During the negotiation process for the detailed demarcations of the Linggadjati Agreement, commander of Republican forces around the east of Jakarta Suroto Kunto disappeared, and was presumed kidnapped and killed. Kunto's superior Daan Jahja assumed that LRJR was the group responsible for the kidnapping, arrested a LRJR member and nearly killed him though he was prevented by Siliwangi Division commander Abdul Haris Nasution, who was wary of conflict with LRJR.

===Dissolution===
Relationship between TRI and LRJR further soured as the government attempted to enforce a monopoly on the Karawang-Jakarta trade, and a propaganda campaign painting LRJR as traitors was launched. In April 1947, TRI's Purwakarta commander communicated with the Dutch forces in Bogor and Jakarta, noting that they were planning on a "clean up" (i.e. handle the laskar), requesting "gentlemanly behavior" from the Dutch.

The army began by disarming smaller armed groups and mobilized to surround Karawang. After a mortar was fired by the LRJR, TRI artillery units began to bombard LRJR positions, causing disorder in the LRJR ranks and inflicting casualties. By 19 April, the army had entered Karawang with little resistance and a week later the fighting ended.

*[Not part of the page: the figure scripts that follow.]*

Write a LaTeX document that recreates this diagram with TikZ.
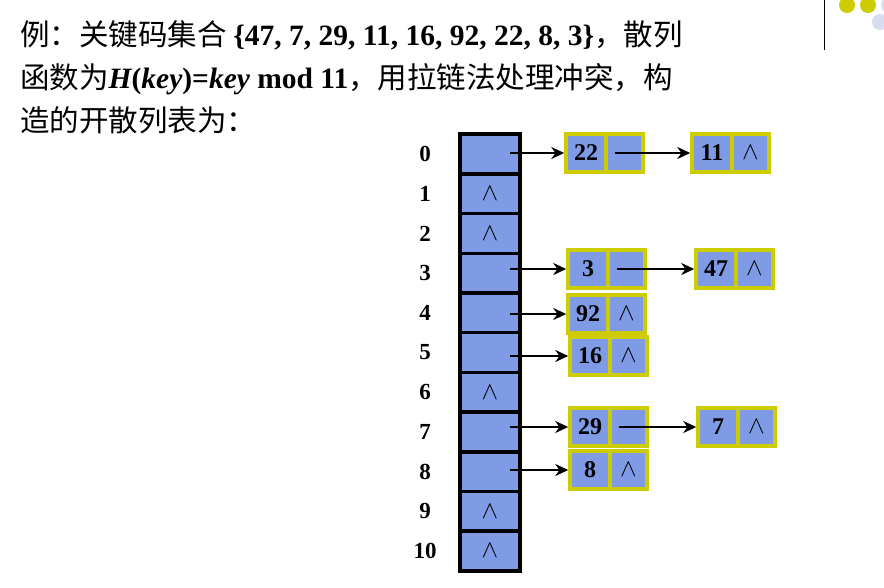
\documentclass[tikz,border=0pt]{standalone}
\usepackage{fontspec}
\setmainfont{Liberation Serif}
\newfontfamily\cjk{Noto Sans CJK SC}
\usetikzlibrary{positioning,arrows.meta}
\definecolor{cellblue}{HTML}{7F9BE6}
\definecolor{rim}{HTML}{CCCC00}
\definecolor{dotpale}{HTML}{D8DCF0}
\newcommand{\nil}{\fontsize{34}{34}\selectfont$\wedge$}
\tikzset{
  slot/.style={draw,line width=3.5pt,fill=cellblue,minimum width=60pt,minimum height=39.7pt,inner sep=0pt},
  key/.style={draw=rim,line width=3.5pt,fill=cellblue,minimum width=40pt,minimum height=38pt,inner sep=0pt,
    font=\bfseries\fontsize{24}{24}\selectfont},
  ptr/.style={key,minimum width=37pt},
  link/.style={-{Stealth[length=13pt,width=12pt]},line width=2.8pt},
  idx/.style={font=\bfseries\fontsize{23}{23}\selectfont},
  txt/.style={anchor=base west,inner sep=0pt,font=\cjk\fontsize{29.5}{29.5}\selectfont},
}
\begin{document}
\begin{tikzpicture}[x=1pt,y=-1pt]
\useasboundingbox (0,0) rectangle (884,587);
% decoration
\draw[line width=0.8pt] (824,0) -- (824,50);
\foreach \cx/\col in {847/rim,868/rim,889/dotpale}
  \fill[\col] (\cx,5) circle (8pt);
\fill[dotpale] (880,22) circle (8pt);
% text
\node[txt] (l1) at (20,45) {例：关键码集合 {\rmfamily\bfseries\{47, 7, 29, 11, 16, 92, 22, 8, 3\}}，散列};
\node[txt] (l2) at (20,88) {函数为{\rmfamily\bfseries\itshape H}{\rmfamily\bfseries(\itshape key\upshape)=\itshape key\upshape\ mod 11}，用拉链法处理冲突，构};
\node[txt] (l3) at (20,131) {造的开散列表为：};
% table
\foreach \i in {0,...,10}{
  \node[slot] (r\i) at (490,{154+39.7*\i}) {};
  \node[idx] (n\i) at (425,{154+39.7*\i}) {\i};
}
\foreach \i in {1,2,6,9,10} \node at (r\i) {\nil};
% chains
\node[key] (a0) at (586,153) {22};
\node[ptr,right=-3.5pt of a0] (b0) {};
\node[key] (c0) at (712,153) {11};
\node[ptr,right=-3.5pt of c0] (d0) {\nil};
\node[key] (a3) at (588,269) {3};
\node[ptr,right=-3.5pt of a3] (b3) {};
\node[key] (c3) at (716,269) {47};
\node[ptr,right=-3.5pt of c3] (d3) {\nil};
\node[key] (a4) at (588,314) {92};
\node[ptr,right=-3.5pt of a4] (b4) {\nil};
\node[key] (a5) at (590,356) {16};
\node[ptr,right=-3.5pt of a5] (b5) {\nil};
\node[key] (a7) at (590,427) {29};
\node[ptr,right=-3.5pt of a7] (b7) {};
\node[key] (c7) at (718,427) {7};
\node[ptr,right=-3.5pt of c7] (d7) {\nil};
\node[key] (a8) at (590,470) {8};
\node[ptr,right=-3.5pt of a8] (b8) {\nil};
% arrows
\foreach \i in {0,3,4,5,7,8}
  \draw[link] ([xshift=20pt]r\i.center |- a\i) -- (a\i.west);
\foreach \i in {0,3,7}
  \draw[link] ([xshift=-10pt]b\i.center) -- (c\i.west);
\end{tikzpicture}
\end{document}
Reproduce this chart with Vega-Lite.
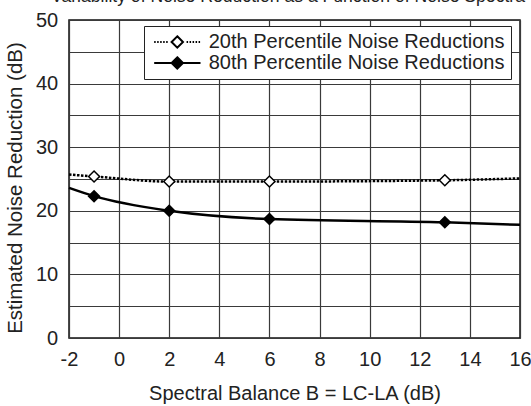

Some former members and leaders of LRJR eventually joined the Dutch side of the revolution, granted amnesty and was merged into the Hare Majesteit's Ongeregelde Troepen (Her Majesty's Irregular Troops) unit. Others later formed the 17 August Division who fought a guerrilla war against Dutch forces in West Java following the Renville Agreement, but the division was eventually disbanded on 1 September 1949, as it became clear that Dutch forces would withdraw from Indonesia.

===Notable members===
Some members of LRJR who later rose in politics include Chairul Saleh, member of LRJR's political council, who later served in various high-ranking political posts. Imam Syafei, who was a commander in LRJR, later became the Minister of Public Security under Sukarno's government.